* Aim
Every line of the material is to be quoted verbatim, minus the pictures.

* Recorded data
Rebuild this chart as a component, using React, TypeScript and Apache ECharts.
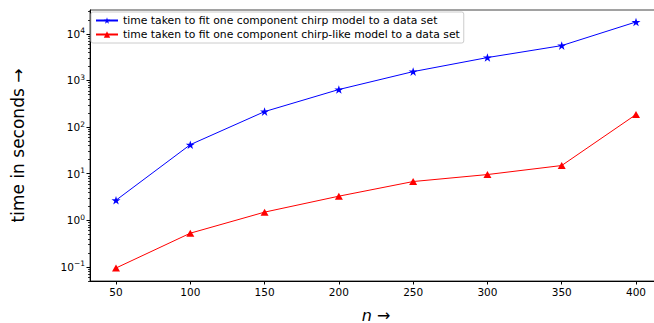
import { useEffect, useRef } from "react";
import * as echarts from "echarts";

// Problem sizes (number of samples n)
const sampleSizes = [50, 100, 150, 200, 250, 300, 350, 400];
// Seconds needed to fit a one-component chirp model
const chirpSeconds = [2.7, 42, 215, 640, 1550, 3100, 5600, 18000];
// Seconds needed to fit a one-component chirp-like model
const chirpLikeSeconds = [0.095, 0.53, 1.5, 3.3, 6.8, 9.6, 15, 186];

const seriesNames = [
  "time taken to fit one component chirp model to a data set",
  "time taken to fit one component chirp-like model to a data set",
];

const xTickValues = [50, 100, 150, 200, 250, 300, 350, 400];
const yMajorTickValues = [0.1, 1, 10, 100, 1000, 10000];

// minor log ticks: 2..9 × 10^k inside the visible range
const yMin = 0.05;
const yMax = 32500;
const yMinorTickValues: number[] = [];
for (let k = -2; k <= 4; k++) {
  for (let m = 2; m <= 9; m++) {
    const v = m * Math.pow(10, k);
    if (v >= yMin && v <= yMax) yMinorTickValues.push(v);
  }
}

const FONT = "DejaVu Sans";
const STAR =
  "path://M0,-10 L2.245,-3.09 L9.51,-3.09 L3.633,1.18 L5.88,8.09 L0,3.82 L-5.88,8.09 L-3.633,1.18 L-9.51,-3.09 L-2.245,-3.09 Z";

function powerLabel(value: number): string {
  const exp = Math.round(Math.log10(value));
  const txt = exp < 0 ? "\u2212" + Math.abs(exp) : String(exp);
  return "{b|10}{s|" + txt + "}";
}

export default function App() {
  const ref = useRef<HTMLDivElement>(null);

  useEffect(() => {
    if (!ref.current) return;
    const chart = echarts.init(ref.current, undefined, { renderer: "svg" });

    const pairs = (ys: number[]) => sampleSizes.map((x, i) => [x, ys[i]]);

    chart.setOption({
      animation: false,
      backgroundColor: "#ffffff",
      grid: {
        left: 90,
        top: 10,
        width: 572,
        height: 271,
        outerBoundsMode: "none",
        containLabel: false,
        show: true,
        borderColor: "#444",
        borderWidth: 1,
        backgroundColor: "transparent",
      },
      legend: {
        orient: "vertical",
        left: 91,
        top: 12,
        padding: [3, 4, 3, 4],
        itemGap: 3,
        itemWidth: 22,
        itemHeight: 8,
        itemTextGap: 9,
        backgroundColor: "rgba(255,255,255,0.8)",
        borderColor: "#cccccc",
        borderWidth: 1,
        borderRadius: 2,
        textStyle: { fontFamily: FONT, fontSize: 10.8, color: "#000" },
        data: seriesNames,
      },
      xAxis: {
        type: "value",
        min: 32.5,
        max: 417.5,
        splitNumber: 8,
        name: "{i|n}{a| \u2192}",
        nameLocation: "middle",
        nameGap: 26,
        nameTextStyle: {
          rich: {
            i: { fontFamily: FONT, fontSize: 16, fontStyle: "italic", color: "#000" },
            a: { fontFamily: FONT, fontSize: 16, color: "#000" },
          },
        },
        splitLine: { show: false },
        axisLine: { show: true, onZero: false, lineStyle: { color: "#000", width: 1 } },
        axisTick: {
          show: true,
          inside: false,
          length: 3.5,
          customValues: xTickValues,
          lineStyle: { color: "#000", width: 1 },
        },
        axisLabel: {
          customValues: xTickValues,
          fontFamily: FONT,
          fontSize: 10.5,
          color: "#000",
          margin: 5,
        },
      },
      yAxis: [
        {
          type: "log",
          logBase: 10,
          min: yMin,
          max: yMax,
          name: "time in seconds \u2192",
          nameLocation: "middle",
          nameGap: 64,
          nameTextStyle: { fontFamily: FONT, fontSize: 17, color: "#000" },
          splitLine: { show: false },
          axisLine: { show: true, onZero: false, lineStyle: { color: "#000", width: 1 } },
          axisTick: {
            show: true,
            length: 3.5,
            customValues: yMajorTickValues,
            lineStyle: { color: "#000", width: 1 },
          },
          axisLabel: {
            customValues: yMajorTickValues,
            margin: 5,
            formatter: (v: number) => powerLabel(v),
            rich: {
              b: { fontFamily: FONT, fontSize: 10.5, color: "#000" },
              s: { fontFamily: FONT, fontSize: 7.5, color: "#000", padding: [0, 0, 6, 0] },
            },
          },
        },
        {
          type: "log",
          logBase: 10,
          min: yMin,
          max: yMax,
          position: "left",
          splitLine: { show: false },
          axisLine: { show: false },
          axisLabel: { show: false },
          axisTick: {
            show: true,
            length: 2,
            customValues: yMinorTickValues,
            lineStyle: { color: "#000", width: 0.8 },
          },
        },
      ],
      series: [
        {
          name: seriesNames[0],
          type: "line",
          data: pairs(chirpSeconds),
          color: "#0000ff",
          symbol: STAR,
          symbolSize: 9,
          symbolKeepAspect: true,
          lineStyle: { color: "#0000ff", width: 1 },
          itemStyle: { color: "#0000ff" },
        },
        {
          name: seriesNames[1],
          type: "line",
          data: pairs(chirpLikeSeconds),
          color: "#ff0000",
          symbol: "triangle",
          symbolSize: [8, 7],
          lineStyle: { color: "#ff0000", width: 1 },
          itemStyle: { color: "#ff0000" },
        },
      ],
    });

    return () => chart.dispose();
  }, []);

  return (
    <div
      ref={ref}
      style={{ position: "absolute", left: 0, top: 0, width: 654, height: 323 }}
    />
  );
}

* The solution
Rebuild this chart as a component, using React, TypeScript and Apache ECharts.
import { useEffect, useRef } from "react";
import * as echarts from "echarts";

// Problem sizes (number of samples n)
const sampleSizes = [50, 100, 150, 200, 250, 300, 350, 400];
// Seconds needed to fit a one-component chirp model
const chirpSeconds = [2.7, 42, 215, 640, 1550, 3100, 5600, 18000];
// Seconds needed to fit a one-component chirp-like model
const chirpLikeSeconds = [0.095, 0.53, 1.5, 3.3, 6.8, 9.6, 15, 186];

const seriesNames = [
  "time taken to fit one component chirp model to a data set",
  "time taken to fit one component chirp-like model to a data set",
];

const xTickValues = [50, 100, 150, 200, 250, 300, 350, 400];
const yMajorTickValues = [0.1, 1, 10, 100, 1000, 10000];

// minor log ticks: 2..9 × 10^k inside the visible range
const yMin = 0.05;
const yMax = 32500;
const yMinorTickValues: number[] = [];
for (let k = -2; k <= 4; k++) {
  for (let m = 2; m <= 9; m++) {
    const v = m * Math.pow(10, k);
    if (v >= yMin && v <= yMax) yMinorTickValues.push(v);
  }
}

const FONT = "DejaVu Sans";
const STAR =
  "path://M0,-10 L2.245,-3.09 L9.51,-3.09 L3.633,1.18 L5.88,8.09 L0,3.82 L-5.88,8.09 L-3.633,1.18 L-9.51,-3.09 L-2.245,-3.09 Z";

function powerLabel(value: number): string {
  const exp = Math.round(Math.log10(value));
  const txt = exp < 0 ? "\u2212" + Math.abs(exp) : String(exp);
  return "{b|10}{s|" + txt + "}";
}

export default function App() {
  const ref = useRef<HTMLDivElement>(null);

  useEffect(() => {
    if (!ref.current) return;
    const chart = echarts.init(ref.current, undefined, { renderer: "svg" });

    const pairs = (ys: number[]) => sampleSizes.map((x, i) => [x, ys[i]]);

    chart.setOption({
      animation: false,
      backgroundColor: "#ffffff",
      grid: {
        left: 90,
        top: 10,
        width: 572,
        height: 271,
        outerBoundsMode: "none",
        containLabel: false,
        show: true,
        borderColor: "#444",
        borderWidth: 1,
        backgroundColor: "transparent",
      },
      legend: {
        orient: "vertical",
        left: 91,
        top: 12,
        padding: [3, 4, 3, 4],
        itemGap: 3,
        itemWidth: 22,
        itemHeight: 8,
        itemTextGap: 9,
        backgroundColor: "rgba(255,255,255,0.8)",
        borderColor: "#cccccc",
        borderWidth: 1,
        borderRadius: 2,
        textStyle: { fontFamily: FONT, fontSize: 10.8, color: "#000" },
        data: seriesNames,
      },
      xAxis: {
        type: "value",
        min: 32.5,
        max: 417.5,
        splitNumber: 8,
        name: "{i|n}{a| \u2192}",
        nameLocation: "middle",
        nameGap: 26,
        nameTextStyle: {
          rich: {
            i: { fontFamily: FONT, fontSize: 16, fontStyle: "italic", color: "#000" },
            a: { fontFamily: FONT, fontSize: 16, color: "#000" },
          },
        },
        splitLine: { show: false },
        axisLine: { show: true, onZero: false, lineStyle: { color: "#000", width: 1 } },
        axisTick: {
          show: true,
          inside: false,
          length: 3.5,
          customValues: xTickValues,
          lineStyle: { color: "#000", width: 1 },
        },
        axisLabel: {
          customValues: xTickValues,
          fontFamily: FONT,
          fontSize: 10.5,
          color: "#000",
          margin: 5,
        },
      },
      yAxis: [
        {
          type: "log",
          logBase: 10,
          min: yMin,
          max: yMax,
          name: "time in seconds \u2192",
          nameLocation: "middle",
          nameGap: 64,
          nameTextStyle: { fontFamily: FONT, fontSize: 17, color: "#000" },
          splitLine: { show: false },
          axisLine: { show: true, onZero: false, lineStyle: { color: "#000", width: 1 } },
          axisTick: {
            show: true,
            length: 3.5,
            customValues: yMajorTickValues,
            lineStyle: { color: "#000", width: 1 },
          },
          axisLabel: {
            customValues: yMajorTickValues,
            margin: 5,
            formatter: (v: number) => powerLabel(v),
            rich: {
              b: { fontFamily: FONT, fontSize: 10.5, color: "#000" },
              s: { fontFamily: FONT, fontSize: 7.5, color: "#000", padding: [0, 0, 6, 0] },
            },
          },
        },
        {
          type: "log",
          logBase: 10,
          min: yMin,
          max: yMax,
          position: "left",
          splitLine: { show: false },
          axisLine: { show: false },
          axisLabel: { show: false },
          axisTick: {
            show: true,
            length: 2,
            customValues: yMinorTickValues,
            lineStyle: { color: "#000", width: 0.8 },
          },
        },
      ],
      series: [
        {
          name: seriesNames[0],
          type: "line",
          data: pairs(chirpSeconds),
          color: "#0000ff",
          symbol: STAR,
          symbolSize: 9,
          symbolKeepAspect: true,
          lineStyle: { color: "#0000ff", width: 1 },
          itemStyle: { color: "#0000ff" },
        },
        {
          name: seriesNames[1],
          type: "line",
          data: pairs(chirpLikeSeconds),
          color: "#ff0000",
          symbol: "triangle",
          symbolSize: [8, 7],
          lineStyle: { color: "#ff0000", width: 1 },
          itemStyle: { color: "#ff0000" },
        },
      ],
    });

    return () => chart.dispose();
  }, []);

  return (
    <div
      ref={ref}
      style={{ position: "absolute", left: 0, top: 0, width: 654, height: 323 }}
    />
  );
}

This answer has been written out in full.